** Raw data **
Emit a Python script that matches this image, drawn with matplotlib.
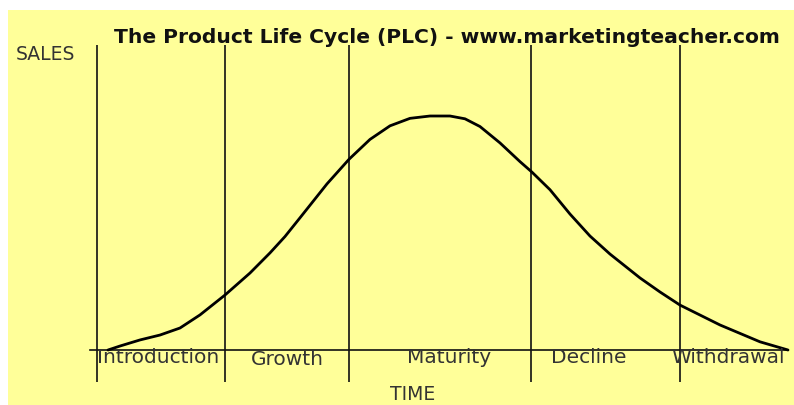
import matplotlib.pyplot as plt

# time (periods) and sales (index, peak = 100)
time = [1.1, 2.3, 4.3, 6.3, 8.3, 10.3, 12.8, 15.3, 17.3, 18.8, 20.3, 23.0,
        25.2, 27.3, 29.3, 31.3, 33.3, 35.3, 36.8, 38.3, 40.3, 42.3, 43.5,
        45.3, 47.3, 49.3, 51.3, 54.3, 56.3, 58.3, 62.3, 66.3, 69.1]
sales = [0.0, 1.7, 4.3, 6.4, 9.4, 15.0, 23.5, 32.9, 41.5, 48.5, 56.5, 71.0,
         81.5, 90.0, 95.8, 99.0, 100.0, 100.0, 98.8, 95.5, 88.5, 80.5, 76.0,
         68.5, 58.1, 48.7, 41.0, 30.8, 24.8, 19.2, 10.7, 3.5, 0.0]

stage_starts = [0.0, 12.8, 25.2, 43.4, 58.3]
stage_names = ['Introduction', 'Growth', 'Maturity', 'Decline', 'Withdrawal']
stage_label_x = [6.1, 19.0, 35.2, 49.2, 63.1]
stage_label_y = [-3.2, -4.2, -3.0, -3.0, -3.0]

bg = '#ffff99'

fig = plt.figure(figsize=(7.94, 4.05), dpi=100, facecolor='white')
ax = fig.add_axes([8 / 794, 0, 786 / 794, 395 / 405], facecolor=bg)
ax.set_xlim(-8.9, 69.7)
ax.set_ylim(-23.5, 145.3)
for s in ax.spines.values():
    s.set_visible(False)
ax.set_xticks([])
ax.set_yticks([])

# stage dividers and time axis
for x0 in stage_starts:
    ax.plot([x0, x0], [-13.7, 130.3], color='#111111', lw=1.2,
            solid_capstyle='butt')
ax.plot([-0.7, 69.1], [0, 0], color='#111111', lw=1.2)

ax.plot(time, sales, color='black', lw=2.0, solid_joinstyle='round',
        solid_capstyle='round')

for name, lx, ly in zip(stage_names, stage_label_x, stage_label_y):
    ax.text(lx, ly, name, ha='center', va='center', fontsize=14.5,
            color='#333333')

ax.text(31.6, -19.2, 'TIME', ha='center', va='center', fontsize=13.5,
        color='#333333')
ax.text(-5.2, 126.1, 'SALES', ha='center', va='center', fontsize=13.5,
        color='#333333')
ax.text(35.0, 133.5, 'The Product Life Cycle (PLC) - www.marketingteacher.com',
        ha='center', va='center', fontsize=14.6, fontweight='bold',
        color='#111111')

fig.savefig('out.png', dpi=100, facecolor='white')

** Given request **
Send back the data above word for word, with the pictures left out.

** Response for this exercise **
Emit a Python script that matches this image, drawn with matplotlib.
import matplotlib.pyplot as plt

# time (periods) and sales (index, peak = 100)
time = [1.1, 2.3, 4.3, 6.3, 8.3, 10.3, 12.8, 15.3, 17.3, 18.8, 20.3, 23.0,
        25.2, 27.3, 29.3, 31.3, 33.3, 35.3, 36.8, 38.3, 40.3, 42.3, 43.5,
        45.3, 47.3, 49.3, 51.3, 54.3, 56.3, 58.3, 62.3, 66.3, 69.1]
sales = [0.0, 1.7, 4.3, 6.4, 9.4, 15.0, 23.5, 32.9, 41.5, 48.5, 56.5, 71.0,
         81.5, 90.0, 95.8, 99.0, 100.0, 100.0, 98.8, 95.5, 88.5, 80.5, 76.0,
         68.5, 58.1, 48.7, 41.0, 30.8, 24.8, 19.2, 10.7, 3.5, 0.0]

stage_starts = [0.0, 12.8, 25.2, 43.4, 58.3]
stage_names = ['Introduction', 'Growth', 'Maturity', 'Decline', 'Withdrawal']
stage_label_x = [6.1, 19.0, 35.2, 49.2, 63.1]
stage_label_y = [-3.2, -4.2, -3.0, -3.0, -3.0]

bg = '#ffff99'

fig = plt.figure(figsize=(7.94, 4.05), dpi=100, facecolor='white')
ax = fig.add_axes([8 / 794, 0, 786 / 794, 395 / 405], facecolor=bg)
ax.set_xlim(-8.9, 69.7)
ax.set_ylim(-23.5, 145.3)
for s in ax.spines.values():
    s.set_visible(False)
ax.set_xticks([])
ax.set_yticks([])

# stage dividers and time axis
for x0 in stage_starts:
    ax.plot([x0, x0], [-13.7, 130.3], color='#111111', lw=1.2,
            solid_capstyle='butt')
ax.plot([-0.7, 69.1], [0, 0], color='#111111', lw=1.2)

ax.plot(time, sales, color='black', lw=2.0, solid_joinstyle='round',
        solid_capstyle='round')

for name, lx, ly in zip(stage_names, stage_label_x, stage_label_y):
    ax.text(lx, ly, name, ha='center', va='center', fontsize=14.5,
            color='#333333')

ax.text(31.6, -19.2, 'TIME', ha='center', va='center', fontsize=13.5,
        color='#333333')
ax.text(-5.2, 126.1, 'SALES', ha='center', va='center', fontsize=13.5,
        color='#333333')
ax.text(35.0, 133.5, 'The Product Life Cycle (PLC) - www.marketingteacher.com',
        ha='center', va='center', fontsize=14.6, fontweight='bold',
        color='#111111')

fig.savefig('out.png', dpi=100, facecolor='white')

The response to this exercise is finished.